A lot of people rely on supplements to augment their diet and provide the nutrients that they cannot get from their food intake. Supplements are classified as vitamins and minerals, as well as botanicals. There are synthetic supplements, and there are those that are classified as organic or natural.
While all supplements are intended to complement your diet, they are not one and the same. Each supplement or supplement brand has its own advantages and weak points. The one thing these supplements have in common is their purpose: to enrich diets that are lacking in nutrients. Another common factor that supplements have is that they are made for everyone, no exceptions necessary. There are supplements for babies, for children and teens, and there are supplements for adults. Children, or more specifically the students, benefit a lot from these supplements.
Supplements and Their Effect on Students
While supplements are not miracle workers, there have been studies (and there are still ongoing studies) that prove that they help students perform better in school. Because supplements like B vitamins and vitamin D3 contribute to improving a person’s general well-being, he feels good about everything. This reflects on the things he does, and the same thing happens to students. As supplements make them more energetic, motivated, and healthier (due to improved immune systems), they begin to start a brighter outlook in life. In addition to this, there are also supplements that help boost brain power. As such, their mental capabilities are enhanced. This enables students to perform better in school, even when they haven’t been doing so well before they started taking supplements.
While the effects of supplements on students have been proven time and again, there are myths about these diet boosters that continue to come out. Here are six of these myths that will, hopefully, fizzle out soon:
Myth #1: Supplements do not receive government regulation.
This is not true. All dietary supplements, regardless of variety or brand, are required to go through the FDA or Federal Drug Administration. This is necessary so the supplements can be regulated according to quality and safety standards set by the said government regulating body.
Myth #2: Multivitamins are the same regardless of their brand or variety.
While all multivitamins are expected to provide a multitude of vitamins to individuals who take them, not all multivitamins have the same characteristics and effect. Each multivitamin has a unique formula, depending on what benefits it proposes. For example, some multivitamins are considered as one-a-day varieties, which means they combine at least 14% antioxidants and more or less 16% B complex vitamins. There are thousands of multivitamin formula, so it’s definitely wrong to say that they are all the same.

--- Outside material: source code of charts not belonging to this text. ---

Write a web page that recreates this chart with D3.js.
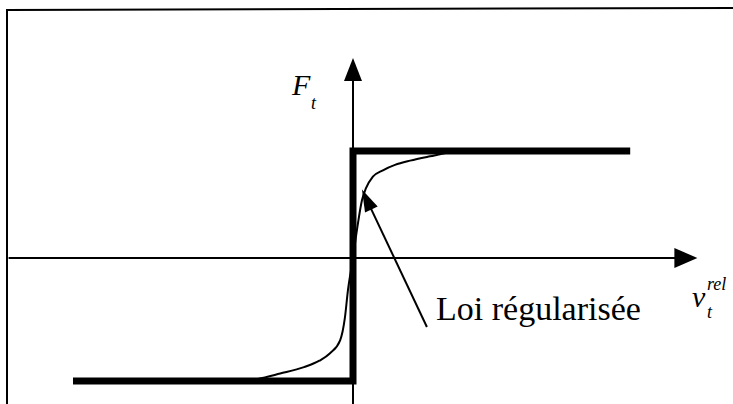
<!DOCTYPE html>
<html>
<head>
<meta charset="utf-8">
<script src="https://cdn.jsdelivr.net/npm/d3@7"></script>
<style>
  html, body { margin: 0; padding: 0; background: #fff; }
  svg { display: block; }
</style>
</head>
<body>
<div id="chart"></div>
<script>
// Coulomb friction law (step) and its regularised version
const stepV = [-1.0, 0, 0, 0.99];
const stepF = [-1.15, -1.15, 1, 1];

const regV = [-0.42, -0.34, -0.26, -0.175, -0.12, -0.082, -0.046, -0.029, -0.018, 0,
              0.014, 0.032, 0.046, 0.071, 0.107, 0.15, 0.204, 0.275, 0.357, 0.42];
const regF = [-1.15, -1.13, -1.08, -1.02, -0.96, -0.89, -0.77, -0.56, -0.30, 0,
              0.26, 0.54, 0.65, 0.76, 0.82, 0.87, 0.91, 0.95, 0.99, 1.0];

const axisV = [-1.23, 1.23];
const axisF = [-1.37, 1.87];

// annotation arrow: from label to the curve
const noteV = [0.264, 0.032];
const noteF = [-0.645, 0.64];

const SERIF = '"Liberation Serif", Tinos, "Times New Roman", Times, "Nimbus Roman", "Noto Serif", "DejaVu Serif", FreeSerif, serif';

class Render {
    constructor(divId, width, height) {
        this.svg = d3.select('#' + divId).append("svg")
            .attr("width", width)
            .attr("height", height);
        this.svg.append("rect").attr("width", width).attr("height", height).attr("fill", "#fff");
        this.x = d3.scaleLinear().domain([-1, 1]).range([73, 633]);
        this.y = d3.scaleLinear().domain([-1, 1]).range([365, 151]);
    }

    drawFrame() {
        this.svg.append("path")
            .attr("d", "M7,404 L7,10 L733,8")
            .attr("fill", "none").attr("stroke", "#000").attr("stroke-width", 2);
    }

    arrowHead(x, y, angle, len, half) {
        const pts = [[0, 0], [-len, -half], [-len, half]];
        this.svg.append("polygon")
            .attr("points", pts.map(p => p.join(",")).join(" "))
            .attr("transform", `translate(${x},${y}) rotate(${angle})`)
            .attr("fill", "#000");
    }

    drawAxes() {
        const x = this.x, y = this.y;
        this.svg.append("line")
            .attr("x1", x(axisV[0])).attr("x2", x(axisV[1]) - 10)
            .attr("y1", y(0)).attr("y2", y(0))
            .attr("stroke", "#000").attr("stroke-width", 2);
        this.arrowHead(x(axisV[1]), y(0), 0, 23, 10);
        this.svg.append("line")
            .attr("x1", x(0)).attr("x2", x(0))
            .attr("y1", y(axisF[0])).attr("y2", y(axisF[1]) + 10)
            .attr("stroke", "#000").attr("stroke-width", 2);
        this.arrowHead(x(0), y(axisF[1]), -90, 23, 9);
    }

    drawCurves() {
        const x = this.x, y = this.y;
        const line = d3.line().x(d => x(d[0])).y(d => y(d[1]));
        this.svg.append("path")
            .attr("d", line(d3.zip(stepV, stepF)))
            .attr("fill", "none").attr("stroke", "#000")
            .attr("stroke-width", 7).attr("stroke-linejoin", "miter");
        const smooth = d3.line().x(d => x(d[0])).y(d => y(d[1])).curve(d3.curveMonotoneX);
        this.svg.append("path")
            .attr("d", smooth(d3.zip(regV, regF)))
            .attr("fill", "none").attr("stroke", "#000").attr("stroke-width", 2);
    }

    drawNote() {
        const x = this.x, y = this.y;
        const x1 = x(noteV[0]), y1 = y(noteF[0]), x2 = x(noteV[1]), y2 = y(noteF[1]);
        const ang = Math.atan2(y2 - y1, x2 - x1);
        this.svg.append("line")
            .attr("x1", x1).attr("y1", y1)
            .attr("x2", x2 - 15 * Math.cos(ang)).attr("y2", y2 - 15 * Math.sin(ang))
            .attr("stroke", "#000").attr("stroke-width", 2);
        this.arrowHead(x2, y2, ang * 180 / Math.PI, 22, 7);
    }

    label(x, y, size, italic, txt) {
        return this.svg.append("text")
            .attr("x", x).attr("y", y)
            .attr("font-family", SERIF)
            .attr("font-size", size)
            .attr("font-style", italic ? "italic" : "normal")
            .attr("fill", "#000")
            .text(txt);
    }

    drawLabels() {
        this.label(292, 95, 30, true, "F");
        this.label(311, 109, 18, true, "t");

        this.label(436, 320, 34, false, "Loi régularisée");

        this.label(692, 307, 30, true, "v");
        this.label(707, 318, 18, true, "t");
        this.label(707, 290, 18, true, "rel");
    }
}

const r = new Render("chart", 733, 404);
r.drawFrame();
r.drawAxes();
r.drawCurves();
r.drawNote();
r.drawLabels();
</script>
</body>
</html>
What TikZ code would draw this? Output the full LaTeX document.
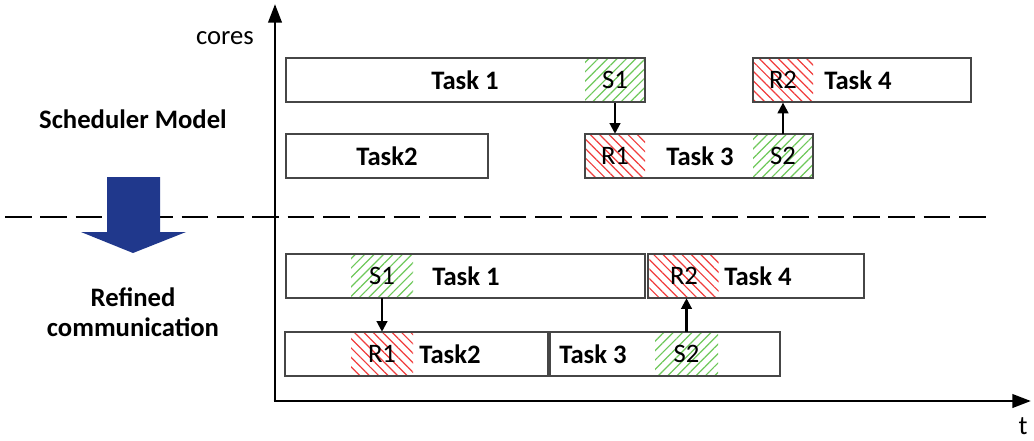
\documentclass[tikz,border=0pt]{standalone}
\usepackage{fontspec}
\setmainfont{Carlito}
\usetikzlibrary{positioning, arrows.meta, patterns.meta}

\definecolor{boxgray}{RGB}{70,70,70}
\definecolor{hatchgreen}{RGB}{110,200,90}
\definecolor{hatchred}{RGB}{240,60,60}
\definecolor{refblue}{RGB}{32,56,140}

\tikzset{
  taskbox/.style={draw=boxgray, line width=0.8pt, minimum height=33pt, inner sep=0pt},
  sendbox/.style={pattern={Lines[angle=45,distance=5pt,line width=0.9pt]}, pattern color=hatchgreen,
    minimum height=33pt, inner sep=0pt, font=\fontsize{20}{24}\selectfont},
  recvbox/.style={pattern={Lines[angle=-45,distance=5pt,line width=0.9pt]}, pattern color=hatchred,
    minimum height=33pt, inner sep=0pt, font=\fontsize{20}{24}\selectfont},
  tasklabel/.style={font=\fontsize{20}{24}\selectfont\bfseries, inner sep=0pt},
  msgarrow/.style={line width=1.6pt, -{Triangle[length=8pt,width=8pt]}},
  axisarrow/.style={line width=2.2pt, -{Triangle[length=14pt,width=10pt]}}
}

\begin{document}
\begin{tikzpicture}[x=0.75pt, y=-0.75pt]
\useasboundingbox (0,0) rectangle (1034,440);

% axes
\coordinate (origin) at (275,401);
\coordinate (ytip) at (275,4);
\coordinate (xtip) at (1031,401);
\draw[axisarrow] (origin) -- (ytip);
\draw[axisarrow] ([xshift=-1.1pt]origin) -- (xtip);
\node[font=\fontsize{20}{24}\selectfont] (cores) at (225,38) {cores};
\node[font=\fontsize{20}{24}\selectfont, inner sep=0pt] (tlabel) at (1023,426) {t};

% separation line
\coordinate (sepl) at (5,217);
\coordinate (sepr) at (990,217);
\draw[line width=1pt, dash pattern=on 20pt off 6.5pt] (sepl) -- (sepr);

% left labels and refinement arrow
\node[tasklabel] (sched) at (133,119) {Scheduler Model};
\node[tasklabel, align=center, font=\fontsize{20}{22.5}\selectfont\bfseries] (refined) at (133,312) {Refined\\communication};
\fill[refblue] (107,177) -- (160,177) -- (160,232) -- (186,232) -- (133,253)
  -- (81,232) -- (107,232) -- cycle;

% scheduler model: hatched parts
\node[sendbox, minimum width=45pt] (tops1) at (615,80) {S1};
\node[recvbox, minimum width=45pt] (topr2) at (783,80) {R2};
\node[recvbox, minimum width=45pt] (topr1) at (615,156) {R1};
\node[sendbox, minimum width=45pt] (tops2) at (783,156) {S2};

% scheduler model: tasks
\node[taskbox, minimum width=269.25pt] (top1) at (465.5,80) {};
\node[taskbox, minimum width=163.5pt] (top4) at (862,80) {};
\node[taskbox, minimum width=151.5pt] (top2) at (387,156) {};
\node[taskbox, minimum width=171pt] (top3) at (699,156) {};
\node[tasklabel] at (465,80) {Task 1};
\node[tasklabel] at (858,80) {Task 4};
\node[tasklabel] at (387,156) {Task2};
\node[tasklabel] at (700,156) {Task 3};

\draw[msgarrow] (tops1.south) -- (topr1.north);
\draw[msgarrow] (tops2.north) -- (topr2.south);

% refined communication: hatched parts
\node[sendbox, minimum width=46.5pt] (bots1) at (382,276) {S1};
\node[recvbox, minimum width=52pt] (botr2) at (684,276) {R2};
\node[recvbox, minimum width=46.5pt] (botr1) at (382,354) {R1};
\node[sendbox, minimum width=47.25pt] (bots2) at (686.5,354) {S2};

% refined communication: tasks
\node[taskbox, minimum width=269.25pt] (bot1) at (465.5,276) {};
\node[taskbox, minimum width=162pt] (bot4) at (756,276) {};
\node[taskbox, minimum width=197.25pt] (bot2) at (416.5,354) {};
\node[taskbox, minimum width=172.5pt] (bot3) at (665,354) {};
\node[tasklabel] at (466,276) {Task 1};
\node[tasklabel] at (758,276) {Task 4};
\node[tasklabel] at (450,354) {Task2};
\node[tasklabel] at (593,354) {Task 3};

\draw[msgarrow] (bots1.south) -- (botr1.north);
\draw[msgarrow] (bots2.north) -- (bots2.north |- botr2.south);

\end{tikzpicture}
\end{document}
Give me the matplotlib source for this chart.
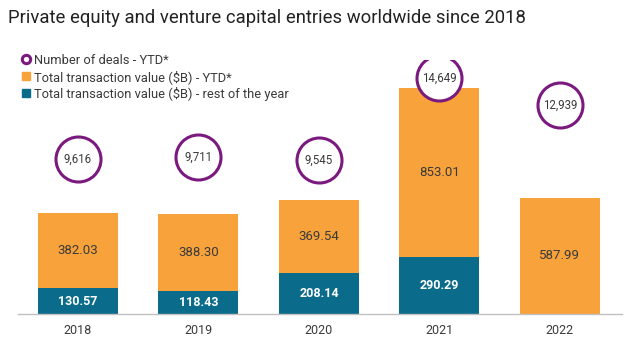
import matplotlib
matplotlib.use("Agg")
import matplotlib.pyplot as plt
from matplotlib.lines import Line2D
import numpy as np

plt.rcParams['font.family'] = ['Roboto', 'DejaVu Sans']

years = ["2018", "2019", "2020", "2021", "2022"]
ytd_value = [382.03, 388.30, 369.54, 853.01, 587.99]
rest_value = [130.57, 118.43, 208.14, 290.29, 0.0]
deals = [9616, 9711, 9545, 14649, 12939]

ORANGE = "#F8A23B"
TEAL = "#0B6B8A"
PURPLE = "#7A1A7E"
DARK = "#3a3a3a"

fig = plt.figure(figsize=(6.4, 3.5), dpi=100)
W, H = 640, 350
ax = fig.add_axes([18 / W, 36 / H, (622 - 18) / W, (314 - 60) / H])
x = np.arange(len(years))
bw = 0.664

ax.bar(x, rest_value, width=bw, color=TEAL, zorder=2)
ax.bar(x, ytd_value, width=bw, bottom=rest_value, color=ORANGE, zorder=2)

for i in range(len(years)):
    if rest_value[i] > 0:
        ax.text(x[i], rest_value[i] / 2, f"{rest_value[i]:.2f}", ha="center", va="center",
                color="white", fontsize=9, fontweight="bold", zorder=3)
    ax.text(x[i], rest_value[i] + ytd_value[i] / 2, f"{ytd_value[i]:.2f}", ha="center", va="center",
            color=DARK, fontsize=9.5, zorder=3)

ax.set_xlim(-0.498, 4.515)
ax.set_ylim(0, 1286)
ax.set_xticks(x)
ax.set_xticklabels(years, fontsize=9, color=DARK)
ax.tick_params(axis="x", length=0, pad=7)
ax.set_yticks([])
for s in ["top", "left", "right"]:
    ax.spines[s].set_visible(False)
ax.spines["bottom"].set_color("#c0c0c0")
ax.spines["bottom"].set_linewidth(1)

ax2 = ax.twinx()
ax2.set_ylim(0, 15757)
ax2.set_yticks([])
for s in ["top", "left", "right", "bottom"]:
    ax2.spines[s].set_visible(False)
ax2.scatter(x, deals, s=1050, facecolor="white", edgecolor=PURPLE, linewidth=2.2, zorder=4)
for i in range(len(years)):
    ax2.text(x[i], deals[i], f"{deals[i]:,}", ha="center", va="center", fontsize=8.3,
             color=DARK, zorder=5)

fig.text(8 / W, 1 - 18 / H, "Private equity and venture capital entries worldwide since 2018",
         ha="left", va="center", fontsize=13.3, color="#222222")

handles = [
    Line2D([], [], marker="o", linestyle="none", markerfacecolor="white",
           markeredgecolor=PURPLE, markeredgewidth=2.2, markersize=6),
    Line2D([], [], marker="s", linestyle="none", color=ORANGE, markersize=5.5),
    Line2D([], [], marker="s", linestyle="none", color=TEAL, markersize=5.5),
]
labels = ["Number of deals - YTD*", "Total transaction value ($B) - YTD*",
          "Total transaction value ($B) - rest of the year"]
fig.legend(handles, labels, loc="upper left", bbox_to_anchor=(22 / W, 1 - 54 / H),
           frameon=False, fontsize=9.3, handlelength=0.6, handletextpad=0.3,
           labelspacing=0.22, borderpad=0, borderaxespad=0, labelcolor=DARK)

fig.savefig("out.png", dpi=100)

Myth #3: Supplements are only for children and the elderly.
This can never be right. While some individuals may need more supplements and nutrients at one point in their life, anyone can benefit from the advantages that supplements offer. Anyone is vulnerable to poor nutrition. Even the healthiest individuals need supplements. Those guys who spend hours at the gym? They take supplements, too!
Myth #4: The ingredients listed on the supplement’s label are not really in the product.
Manufacturers are REQUIRED to list all the ingredients, including their quantity, on the label of their products. This is a regulation mandated by the FDA. However, the FDA does not check what is inside each supplement anymore; just the label. In other words, there is a possibility that the labels will not really match what the supplements contain. It is not right to say, though, that all supplements do not follow their label’s content. There are those that are true to what their label says. The best solution for this is to choose only products that bear a certified seal like USP.
Myth #5: Vitamins do not really help you that much because they only come out of your pee.
While it is true that your urine turns bright yellow after you take supplements or vitamins, this does not mean that you’re losing all the nutrients you got. That is just how your body gets rid of excess riboflavin or B2 vitamin. Your diet and lifestyle will determine how much of this vitamin is to be excreted in your urine. This vitamin – riboflavin – is an antioxidant that prevents free radicals from destroying cells.
Myth #6: Vitamins alone can do the job.
Definitely not true. If you want to be completely fit and healthy, eat a balanced diet and exercise regularly aside from taking supplements every day.
To determine which are myths and which are facts, it is advisable to look for a quality online community for supplements that can help get you the details you need.